### Requirement
Repeat exactly, please, the lines that begin at the start of the listing and end at the line holding "var BW = 0.225;".

━━ Recorded information ━━

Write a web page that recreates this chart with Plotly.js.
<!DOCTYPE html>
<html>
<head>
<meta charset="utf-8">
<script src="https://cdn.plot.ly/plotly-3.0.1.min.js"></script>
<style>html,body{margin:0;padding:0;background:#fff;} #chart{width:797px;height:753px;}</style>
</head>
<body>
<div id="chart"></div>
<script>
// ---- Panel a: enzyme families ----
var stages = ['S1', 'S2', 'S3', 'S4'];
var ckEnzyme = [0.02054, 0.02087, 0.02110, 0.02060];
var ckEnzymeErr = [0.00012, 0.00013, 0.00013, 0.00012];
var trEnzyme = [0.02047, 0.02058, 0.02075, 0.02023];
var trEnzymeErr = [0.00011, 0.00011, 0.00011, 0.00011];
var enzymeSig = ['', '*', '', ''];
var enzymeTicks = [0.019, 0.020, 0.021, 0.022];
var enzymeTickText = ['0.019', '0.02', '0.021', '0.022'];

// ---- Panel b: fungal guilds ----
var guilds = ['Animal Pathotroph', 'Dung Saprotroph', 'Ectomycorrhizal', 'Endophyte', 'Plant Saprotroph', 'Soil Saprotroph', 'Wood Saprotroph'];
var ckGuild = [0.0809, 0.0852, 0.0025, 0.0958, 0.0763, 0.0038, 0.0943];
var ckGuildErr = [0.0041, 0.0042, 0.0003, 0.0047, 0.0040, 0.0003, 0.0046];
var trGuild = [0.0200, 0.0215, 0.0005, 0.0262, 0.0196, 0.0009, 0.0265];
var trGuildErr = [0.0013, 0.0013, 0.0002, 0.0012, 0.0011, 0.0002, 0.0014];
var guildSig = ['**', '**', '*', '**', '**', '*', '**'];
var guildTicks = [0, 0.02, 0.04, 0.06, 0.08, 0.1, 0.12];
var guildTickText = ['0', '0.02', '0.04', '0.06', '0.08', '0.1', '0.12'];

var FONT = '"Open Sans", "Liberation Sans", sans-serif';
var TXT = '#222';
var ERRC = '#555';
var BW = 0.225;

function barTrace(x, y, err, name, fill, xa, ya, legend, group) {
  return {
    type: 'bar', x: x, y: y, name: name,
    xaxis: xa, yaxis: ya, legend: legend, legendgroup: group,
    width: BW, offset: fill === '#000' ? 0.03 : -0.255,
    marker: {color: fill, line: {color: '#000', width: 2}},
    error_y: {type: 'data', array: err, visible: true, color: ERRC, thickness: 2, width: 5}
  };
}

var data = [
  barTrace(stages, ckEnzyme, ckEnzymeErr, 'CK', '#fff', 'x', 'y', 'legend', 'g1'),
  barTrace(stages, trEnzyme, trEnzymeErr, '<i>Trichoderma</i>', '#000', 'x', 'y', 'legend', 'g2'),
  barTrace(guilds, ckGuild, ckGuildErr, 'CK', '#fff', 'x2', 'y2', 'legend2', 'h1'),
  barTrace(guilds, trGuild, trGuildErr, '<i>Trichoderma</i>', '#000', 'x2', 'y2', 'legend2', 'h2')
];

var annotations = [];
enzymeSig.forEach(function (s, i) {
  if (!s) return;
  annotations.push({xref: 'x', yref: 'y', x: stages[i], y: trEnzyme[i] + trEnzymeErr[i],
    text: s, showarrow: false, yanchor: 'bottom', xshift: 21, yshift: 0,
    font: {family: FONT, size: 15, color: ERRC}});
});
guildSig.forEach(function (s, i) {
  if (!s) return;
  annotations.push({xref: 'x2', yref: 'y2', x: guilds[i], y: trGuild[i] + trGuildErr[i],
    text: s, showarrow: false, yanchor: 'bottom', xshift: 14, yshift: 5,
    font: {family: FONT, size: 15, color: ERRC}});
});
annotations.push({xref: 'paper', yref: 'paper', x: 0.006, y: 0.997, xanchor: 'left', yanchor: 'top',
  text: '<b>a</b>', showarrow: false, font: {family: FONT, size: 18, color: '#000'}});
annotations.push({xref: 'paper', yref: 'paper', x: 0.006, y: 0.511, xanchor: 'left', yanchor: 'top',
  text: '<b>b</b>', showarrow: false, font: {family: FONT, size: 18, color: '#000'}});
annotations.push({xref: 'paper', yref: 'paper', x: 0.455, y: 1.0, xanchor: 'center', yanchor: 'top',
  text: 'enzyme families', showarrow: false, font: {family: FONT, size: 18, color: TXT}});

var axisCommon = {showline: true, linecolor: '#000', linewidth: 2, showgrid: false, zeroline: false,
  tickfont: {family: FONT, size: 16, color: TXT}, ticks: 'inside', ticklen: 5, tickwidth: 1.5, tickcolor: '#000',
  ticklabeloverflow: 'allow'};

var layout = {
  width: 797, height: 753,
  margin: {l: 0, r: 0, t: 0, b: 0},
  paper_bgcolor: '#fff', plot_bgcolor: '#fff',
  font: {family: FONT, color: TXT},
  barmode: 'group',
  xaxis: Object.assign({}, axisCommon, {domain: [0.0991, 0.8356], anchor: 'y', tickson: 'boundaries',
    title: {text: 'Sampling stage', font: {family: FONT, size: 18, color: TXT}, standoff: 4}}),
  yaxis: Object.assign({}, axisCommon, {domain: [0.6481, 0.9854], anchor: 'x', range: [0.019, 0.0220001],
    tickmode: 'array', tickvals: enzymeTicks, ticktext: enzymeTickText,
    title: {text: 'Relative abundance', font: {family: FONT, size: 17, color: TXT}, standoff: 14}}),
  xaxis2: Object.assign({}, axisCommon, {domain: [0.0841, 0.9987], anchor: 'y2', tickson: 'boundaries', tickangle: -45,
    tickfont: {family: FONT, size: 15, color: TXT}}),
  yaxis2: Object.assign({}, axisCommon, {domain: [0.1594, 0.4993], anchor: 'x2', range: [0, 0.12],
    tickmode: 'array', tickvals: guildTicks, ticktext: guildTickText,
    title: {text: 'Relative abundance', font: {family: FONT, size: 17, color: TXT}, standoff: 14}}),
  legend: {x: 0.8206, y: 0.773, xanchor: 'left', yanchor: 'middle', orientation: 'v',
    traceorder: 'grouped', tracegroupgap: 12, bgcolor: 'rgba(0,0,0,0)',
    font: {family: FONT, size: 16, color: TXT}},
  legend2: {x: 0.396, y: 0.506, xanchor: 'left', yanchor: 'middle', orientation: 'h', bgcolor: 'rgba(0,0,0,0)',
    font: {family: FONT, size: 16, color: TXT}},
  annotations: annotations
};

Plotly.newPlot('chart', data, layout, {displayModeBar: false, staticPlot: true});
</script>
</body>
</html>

━━━

### Result
Write a web page that recreates this chart with Plotly.js.
<!DOCTYPE html>
<html>
<head>
<meta charset="utf-8">
<script src="https://cdn.plot.ly/plotly-3.0.1.min.js"></script>
<style>html,body{margin:0;padding:0;background:#fff;} #chart{width:797px;height:753px;}</style>
</head>
<body>
<div id="chart"></div>
<script>
// ---- Panel a: enzyme families ----
var stages = ['S1', 'S2', 'S3', 'S4'];
var ckEnzyme = [0.02054, 0.02087, 0.02110, 0.02060];
var ckEnzymeErr = [0.00012, 0.00013, 0.00013, 0.00012];
var trEnzyme = [0.02047, 0.02058, 0.02075, 0.02023];
var trEnzymeErr = [0.00011, 0.00011, 0.00011, 0.00011];
var enzymeSig = ['', '*', '', ''];
var enzymeTicks = [0.019, 0.020, 0.021, 0.022];
var enzymeTickText = ['0.019', '0.02', '0.021', '0.022'];

// ---- Panel b: fungal guilds ----
var guilds = ['Animal Pathotroph', 'Dung Saprotroph', 'Ectomycorrhizal', 'Endophyte', 'Plant Saprotroph', 'Soil Saprotroph', 'Wood Saprotroph'];
var ckGuild = [0.0809, 0.0852, 0.0025, 0.0958, 0.0763, 0.0038, 0.0943];
var ckGuildErr = [0.0041, 0.0042, 0.0003, 0.0047, 0.0040, 0.0003, 0.0046];
var trGuild = [0.0200, 0.0215, 0.0005, 0.0262, 0.0196, 0.0009, 0.0265];
var trGuildErr = [0.0013, 0.0013, 0.0002, 0.0012, 0.0011, 0.0002, 0.0014];
var guildSig = ['**', '**', '*', '**', '**', '*', '**'];
var guildTicks = [0, 0.02, 0.04, 0.06, 0.08, 0.1, 0.12];
var guildTickText = ['0', '0.02', '0.04', '0.06', '0.08', '0.1', '0.12'];

var FONT = '"Open Sans", "Liberation Sans", sans-serif';
var TXT = '#222';
var ERRC = '#555';
var BW = 0.225;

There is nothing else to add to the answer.